> Data extract:
§ §

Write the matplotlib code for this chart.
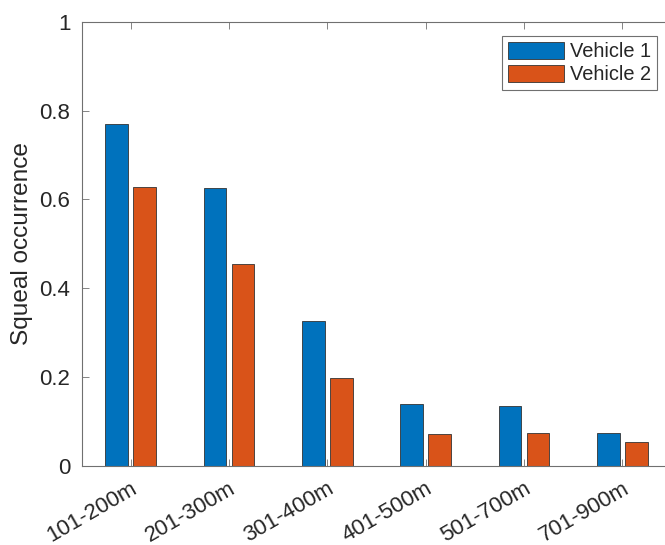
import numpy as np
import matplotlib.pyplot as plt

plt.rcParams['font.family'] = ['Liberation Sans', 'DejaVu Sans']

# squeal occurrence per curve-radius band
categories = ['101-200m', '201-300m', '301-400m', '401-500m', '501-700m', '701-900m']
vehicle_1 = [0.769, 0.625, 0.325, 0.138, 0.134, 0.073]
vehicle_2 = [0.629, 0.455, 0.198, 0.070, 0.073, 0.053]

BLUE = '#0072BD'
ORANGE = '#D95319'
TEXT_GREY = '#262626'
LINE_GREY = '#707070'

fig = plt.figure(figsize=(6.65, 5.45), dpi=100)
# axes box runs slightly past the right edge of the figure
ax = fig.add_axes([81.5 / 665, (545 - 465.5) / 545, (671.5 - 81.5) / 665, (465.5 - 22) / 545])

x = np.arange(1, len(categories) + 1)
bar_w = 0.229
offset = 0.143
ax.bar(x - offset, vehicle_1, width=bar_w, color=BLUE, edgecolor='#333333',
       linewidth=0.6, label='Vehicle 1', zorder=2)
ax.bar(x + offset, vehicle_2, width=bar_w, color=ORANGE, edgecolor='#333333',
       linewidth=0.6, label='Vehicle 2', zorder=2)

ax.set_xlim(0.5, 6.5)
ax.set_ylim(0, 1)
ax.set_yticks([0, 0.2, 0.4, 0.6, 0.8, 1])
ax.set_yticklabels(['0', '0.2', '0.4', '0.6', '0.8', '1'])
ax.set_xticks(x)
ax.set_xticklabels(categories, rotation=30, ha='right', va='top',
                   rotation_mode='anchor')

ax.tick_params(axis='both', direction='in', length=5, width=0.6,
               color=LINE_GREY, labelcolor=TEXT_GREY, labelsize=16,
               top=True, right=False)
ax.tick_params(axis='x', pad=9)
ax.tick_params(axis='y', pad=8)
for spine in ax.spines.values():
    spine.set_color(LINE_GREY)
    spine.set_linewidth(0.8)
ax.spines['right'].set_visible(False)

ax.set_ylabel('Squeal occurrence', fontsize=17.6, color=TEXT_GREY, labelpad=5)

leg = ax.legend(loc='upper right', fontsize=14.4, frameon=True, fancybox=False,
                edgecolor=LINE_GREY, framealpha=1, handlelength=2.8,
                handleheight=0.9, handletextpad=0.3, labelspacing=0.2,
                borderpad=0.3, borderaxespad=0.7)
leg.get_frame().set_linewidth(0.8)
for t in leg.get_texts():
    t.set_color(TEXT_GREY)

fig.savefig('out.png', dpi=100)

§ §

> Work to be completed: Without the pictures, transcribe the listing above exactly.

> Output of the exercise:
Write the matplotlib code for this chart.
import numpy as np
import matplotlib.pyplot as plt

plt.rcParams['font.family'] = ['Liberation Sans', 'DejaVu Sans']

# squeal occurrence per curve-radius band
categories = ['101-200m', '201-300m', '301-400m', '401-500m', '501-700m', '701-900m']
vehicle_1 = [0.769, 0.625, 0.325, 0.138, 0.134, 0.073]
vehicle_2 = [0.629, 0.455, 0.198, 0.070, 0.073, 0.053]

BLUE = '#0072BD'
ORANGE = '#D95319'
TEXT_GREY = '#262626'
LINE_GREY = '#707070'

fig = plt.figure(figsize=(6.65, 5.45), dpi=100)
# axes box runs slightly past the right edge of the figure
ax = fig.add_axes([81.5 / 665, (545 - 465.5) / 545, (671.5 - 81.5) / 665, (465.5 - 22) / 545])

x = np.arange(1, len(categories) + 1)
bar_w = 0.229
offset = 0.143
ax.bar(x - offset, vehicle_1, width=bar_w, color=BLUE, edgecolor='#333333',
       linewidth=0.6, label='Vehicle 1', zorder=2)
ax.bar(x + offset, vehicle_2, width=bar_w, color=ORANGE, edgecolor='#333333',
       linewidth=0.6, label='Vehicle 2', zorder=2)

ax.set_xlim(0.5, 6.5)
ax.set_ylim(0, 1)
ax.set_yticks([0, 0.2, 0.4, 0.6, 0.8, 1])
ax.set_yticklabels(['0', '0.2', '0.4', '0.6', '0.8', '1'])
ax.set_xticks(x)
ax.set_xticklabels(categories, rotation=30, ha='right', va='top',
                   rotation_mode='anchor')

ax.tick_params(axis='both', direction='in', length=5, width=0.6,
               color=LINE_GREY, labelcolor=TEXT_GREY, labelsize=16,
               top=True, right=False)
ax.tick_params(axis='x', pad=9)
ax.tick_params(axis='y', pad=8)
for spine in ax.spines.values():
    spine.set_color(LINE_GREY)
    spine.set_linewidth(0.8)
ax.spines['right'].set_visible(False)

ax.set_ylabel('Squeal occurrence', fontsize=17.6, color=TEXT_GREY, labelpad=5)

leg = ax.legend(loc='upper right', fontsize=14.4, frameon=True, fancybox=False,
                edgecolor=LINE_GREY, framealpha=1, handlelength=2.8,
                handleheight=0.9, handletextpad=0.3, labelspacing=0.2,
                borderpad=0.3, borderaxespad=0.7)
leg.get_frame().set_linewidth(0.8)
for t in leg.get_texts():
    t.set_color(TEXT_GREY)

fig.savefig('out.png', dpi=100)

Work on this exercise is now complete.